The reported grant of 14,208 PRSUs to an executive with full vesting only on April 1, 2028 indicates a multi-year retention and performance alignment feature. The filing explicitly states the award equals 80% of target and that additional units depend on performance metrics under the 2023 Incentive Award Plan. For governance assessment, this structure can reinforce long-term alignment between management and shareholders, but the filing does not disclose target award size, specific performance metrics, or potential maximum payout, limiting assessment of incentive strength.
TL;DR: Routine Section 16 disclosure of equity compensation; not immediately dilutive and no cash proceeds reported.

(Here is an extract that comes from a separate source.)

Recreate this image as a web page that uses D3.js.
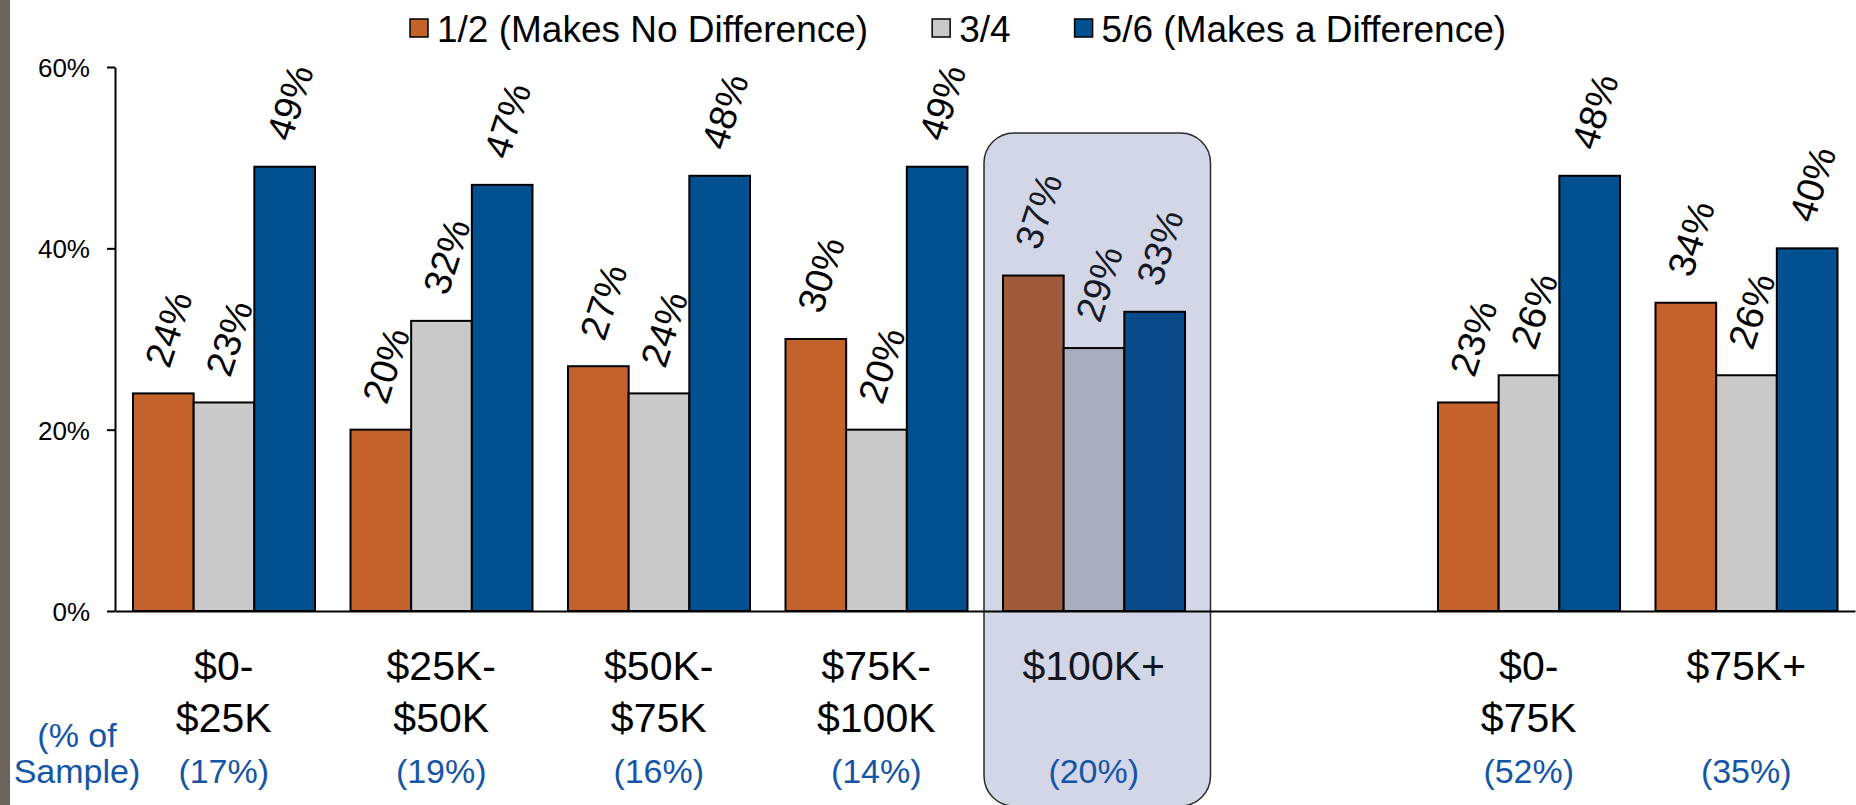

The Form 4 reports a non-cash award (transaction code A) priced at $0, consistent with issuance of restricted stock units rather than open-market purchases. The filing shows post-transaction beneficial ownership of 26,464.85 shares, but contains no information about outstanding share count or potential dilution percentage. The absence of exercise prices, payouts, or accelerated vesting provisions in the filing limits quantification of future dilution or expense impact.